Ранние социалисты-утописты Мор и Кампанелла сделали большой вклад в развитие литературы не столько своими эстетическими суждениями, сколько глубоким эстетическим смыслом своих утопий. «Я считаю, — писал Томас Мор в «Утопии», — что человеческую жизнь по ее ценности нельзя уравновесить всеми благами мира». На место религиозного идеала пассивности и смирения вместе с утопическим социализмом приходит новый идеал человека, который совершенствует себя и исправляет окружающий мир. Меняется сама природа фантазии, и это — коренное, вековое изменение. Идеал гармонического общества и человека есть поворот в эстетической ситуации, важная ступень в развитии жизни и искусства. Пройдет время, и он сольется с мыслью о необходимости революционного изменения жизни. Критика частной собственности Мором, Кампанеллой и Верасом указала на главного врага человечности. Суть будущей прогрессивной художественной литературы, ее идейный хребет — в противоположении чистогана и накопления, а значит, рабства и насилия всем истинным человеческим качеством — совести, гуманности, трудолюбию. Да и та роль, которую в европейской романистике XVII–XIX веков занимает любовь, объясняется, в частности, тем, что истинная любовь неподкупна, и поэтому поведение человека и этом интимном чувстве самым наглядным образом проявляет все его достоинства и недостатки.

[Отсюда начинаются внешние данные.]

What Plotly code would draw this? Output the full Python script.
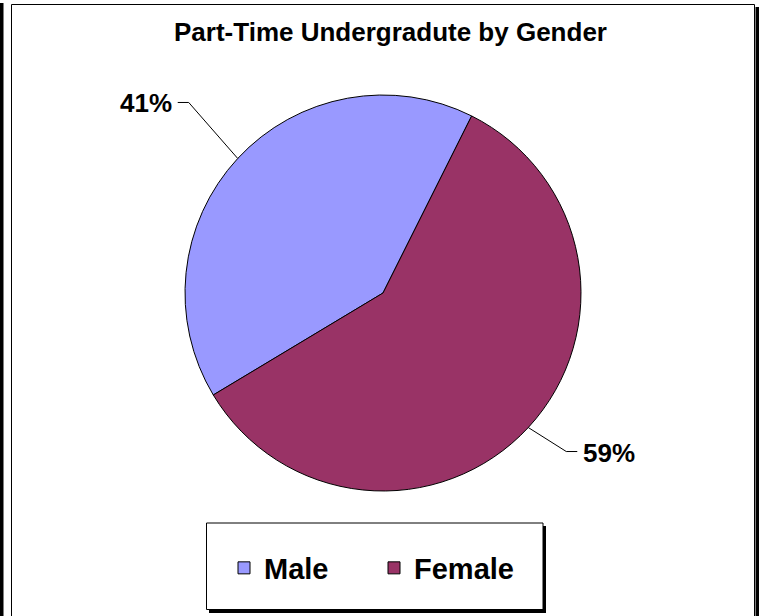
import math
import plotly.graph_objects as go

# ---- data ----
labels = ["Male", "Female"]
values = [41, 59]
colors = ["#9999FF", "#993366"]
title_text = "Part-Time Undergradute by Gender"

# ---- layout constants (pixels) ----
W, H = 765, 616
CX, CY, R = 383, 293, 198          # pie centre and radius
ROTATION = 239                       # start angle of first slice (clockwise from 12 o'clock)
label_offset = [(-49, -56), (38, 24)]  # elbow of leader line relative to slice edge point
FONT = "Liberation Sans, Arial, Helvetica, sans-serif"


def px(x):
    return x / W


def py(y):
    return 1 - y / H


fig = go.Figure()
fig.add_trace(go.Pie(
    labels=labels,
    values=values,
    marker=dict(colors=colors, line=dict(color="#000000", width=1)),
    sort=False,
    direction="clockwise",
    rotation=ROTATION,
    textinfo="none",
    hoverinfo="label+percent",
    domain=dict(x=[px(CX - R), px(CX + R)], y=[py(CY + R), py(CY - R)]),
))

shapes = []
# left neighbouring shadow bar
shapes.append(dict(type="rect", xref="paper", yref="paper", x0=px(0), x1=px(3.5),
                   y0=py(H + 5), y1=py(3), fillcolor="#000000", line=dict(width=0)))
# chart frame shadow (right)
shapes.append(dict(type="rect", xref="paper", yref="paper", x0=px(755.5), x1=px(759),
                   y0=py(H + 5), y1=py(7), fillcolor="#000000", line=dict(width=0)))
# chart frame
shapes.append(dict(type="rect", xref="paper", yref="paper", x0=px(11.5), x1=px(754.5),
                   y0=py(H + 5), y1=py(4.5), fillcolor="rgba(0,0,0,0)",
                   line=dict(color="#000000", width=1)))
# legend box shadow + box
shapes.append(dict(type="rect", xref="paper", yref="paper", x0=px(209), x1=px(546),
                   y0=py(613), y1=py(526), fillcolor="#000000", line=dict(width=0)))
shapes.append(dict(type="rect", xref="paper", yref="paper", x0=px(206.5), x1=px(543),
                   y0=py(609.5), y1=py(523), fillcolor="#FFFFFF",
                   line=dict(color="#000000", width=1)))

annotations = []
total = sum(values)
cum = 0
for i, v in enumerate(values):
    mid = math.radians(ROTATION + (cum + v / 2) / total * 360)
    cum += v
    sx, sy = math.sin(mid), -math.cos(mid)
    ex, ey = CX + R * sx, CY + R * sy
    bx, by = ex + label_offset[i][0], ey + label_offset[i][1]
    side = 1 if sx > 0 else -1
    hx = bx + side * 11
    shapes.append(dict(type="path", xref="paper", yref="paper",
                       path=f"M {px(ex)} {py(ey)} L {px(bx)} {py(by)} L {px(hx)} {py(by)}",
                       line=dict(color="#000000", width=1)))
    annotations.append(dict(
        text=f"<b>{round(v / total * 100)}%</b>", xref="paper", yref="paper",
        x=px(hx + side * 4), y=py(by + 1), xanchor="left" if side > 0 else "right",
        yanchor="middle", showarrow=False,
        font=dict(family=FONT, size=26, color="#000000"),
    ))

fig.update_layout(
    width=W, height=H, autosize=False,
    margin=dict(l=0, r=0, t=0, b=0),
    paper_bgcolor="#FFFFFF", plot_bgcolor="#FFFFFF",
    title=dict(text=f"<b>{title_text}</b>", x=px(390.5), xanchor="center",
               y=py(32), yanchor="middle",
               font=dict(family=FONT, size=26, color="#000000")),
    showlegend=True,
    legend=dict(orientation="h", x=px(224), xanchor="left", y=py(568), yanchor="middle",
                bgcolor="rgba(0,0,0,0)", borderwidth=0,
                font=dict(family=FONT, size=29, color="#000000", weight="bold"),
                entrywidth=105, entrywidthmode="pixels", itemclick=False),
    shapes=shapes,
    annotations=annotations,
)

fig.write_html("out.html", config={"displayModeBar": False},
               post_script="document.body.style.margin='0px';")
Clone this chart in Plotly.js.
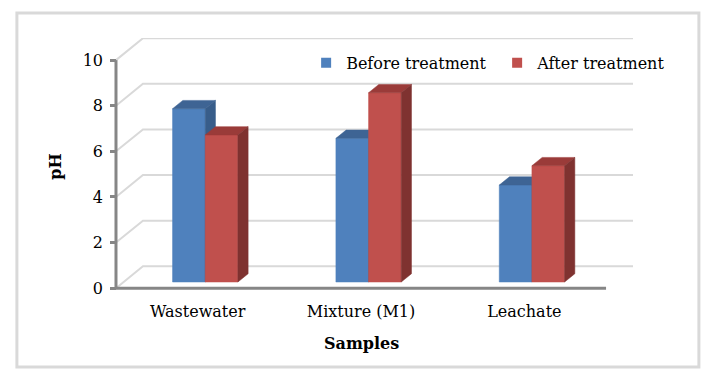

Таким было общеэстетическое влияние утопий, — оно нигде и везде. Трудно обнаружить его отдельные фактические проявления, но в любом высокохудожественном произведении искусства и литературы есть частичка утопии — мечта о совершенной человечности.

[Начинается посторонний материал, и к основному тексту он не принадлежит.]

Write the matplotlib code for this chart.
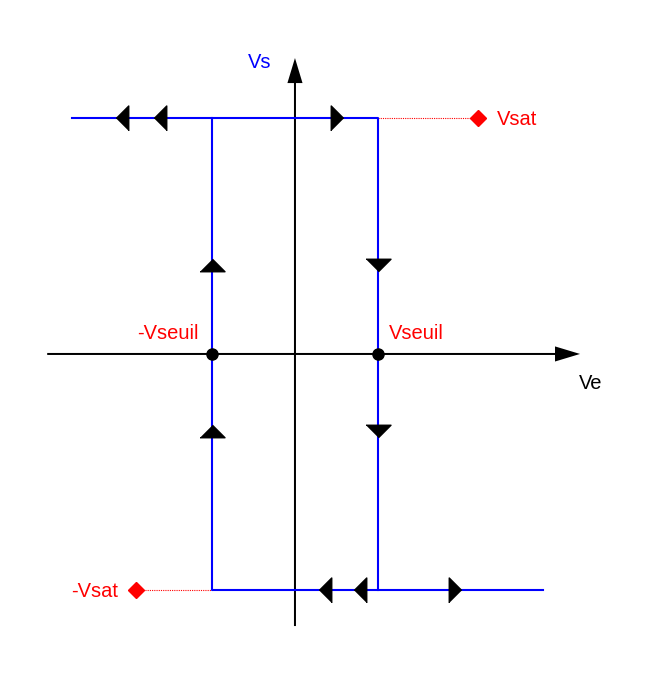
import numpy as np
import matplotlib as mpl

mpl.use('agg')

import matplotlib.pyplot as plt

# values (1 unit ~ 23.6 px)
vsat = 10.0
vseuil = 3.5
x_left = -9.45
x_right = 10.5
sat_marker_x = [7.75, -6.74]

# direction arrows along the loop
left_x_top = [-7.31, -5.72]
right_x_top = [1.76]
left_x_bot = [1.29, 2.75]
right_x_bot = [6.78]
up_y = [3.75, -3.26]
down_y = [3.75, -3.26]

blue = '#0000ff'
red = '#ff0000'

plt.rcParams['font.family'] = ['Liberation Sans', 'DejaVu Sans']

fig = plt.figure(figsize=(6.52, 6.73), dpi=100)
ax = fig.add_axes([0, 0, 1, 1])
ax.set_xlim(-12.5, 15.13)
ax.set_ylim(-13.52, 15.0)
ax.set_aspect('equal')
ax.axis('off')

# axes with arrowheads
ax.arrow(-10.5, 0, 12.08 + 10.5, 0, width=0.085, head_width=0.64, head_length=1.06,
         length_includes_head=True, color='black', lw=0, zorder=2)
ax.arrow(0, -11.53, 0, 12.54 + 11.53, width=0.085, head_width=0.64, head_length=1.06,
         length_includes_head=True, color='black', lw=0, zorder=2)

# hysteresis loop
ax.plot([x_left, vseuil, vseuil], [vsat, vsat, -vsat], color=blue, lw=1.5, zorder=3)
ax.plot([x_right, -vseuil, -vseuil], [-vsat, -vsat, vsat], color=blue, lw=1.5, zorder=3)

# dotted guides to the saturation markers
ax.plot([vseuil, sat_marker_x[0]], [vsat, vsat], color=red, lw=0.8, ls=(0, (1, 1)))
ax.plot([sat_marker_x[1], -vseuil], [-vsat, -vsat], color=red, lw=0.8, ls=(0, (1, 1)))
ax.plot(sat_marker_x, [vsat, -vsat], 'D', color=red, ms=8, zorder=4)

# threshold points
ax.plot([-vseuil, vseuil], [0, 0], 'o', color='black', ms=8, zorder=4)

# triangle markers
tri_left = [(-0.5, 0), (0.5, 1), (0.5, -1)]
tri_right = [(0.5, 0), (-0.5, 1), (-0.5, -1)]
tri_up = [(0, 0.5), (1, -0.5), (-1, -0.5)]
tri_down = [(0, -0.5), (1, 0.5), (-1, 0.5)]
ms = 18
ax.plot(left_x_top, [vsat] * len(left_x_top), ls='none', marker=tri_left, color='black', ms=ms, zorder=5)
ax.plot(right_x_top, [vsat] * len(right_x_top), ls='none', marker=tri_right, color='black', ms=ms, zorder=5)
ax.plot(left_x_bot, [-vsat] * len(left_x_bot), ls='none', marker=tri_left, color='black', ms=ms, zorder=5)
ax.plot(right_x_bot, [-vsat] * len(right_x_bot), ls='none', marker=tri_right, color='black', ms=ms, zorder=5)
ax.plot([-vseuil] * len(up_y), up_y, ls='none', marker=tri_up, color='black', ms=ms, zorder=5)
ax.plot([vseuil] * len(down_y), down_y, ls='none', marker=tri_down, color='black', ms=ms, zorder=5)

# labels
fs = 14.5
ax.text(8.55, vsat, 'Vsat', color=red, fontsize=fs, va='center_baseline', ha='left')
ax.text(-7.5, -vsat, '-Vsat', color=red, fontsize=fs, va='center_baseline', ha='right')
ax.text(-4.1, 0.95, '-Vseuil', color=red, fontsize=fs, va='center_baseline', ha='right')
ax.text(4.0, 0.95, 'Vseuil', color=red, fontsize=fs, va='center_baseline', ha='left')
ax.text(-1.0, 12.45, 'Vs', color=blue, fontsize=fs, va='center_baseline', ha='right')
ax.text(12.05, -1.15, 'Ve', color='black', fontsize=fs, va='center_baseline', ha='left')

fig.savefig('out.png', dpi=100)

Дальнейшее развитие утопического социализма как целостной системы взглядов в XVIII и в начале XIX века относится главным образом уже не к истории литературы, а к истории общественно-политической мысли. И мы видим, как Морелли и Мабли более четко формулируют уже собственно коммунистические идеалы, как Жан Мелье окончательно связывает их с атеизмом, как Бабеф приходит к мысли о неизбежной борьбе за их торжество, а социальный эксперимент Оуэна и Фурье обличает ложность либеральных иллюзий. Так формировался исходный теоретический и отчасти практический материал для научного социализма и коммунизма. Утопический же роман разбивался дальше скорее как средство художественной пропаганды, чем разработки новых идей.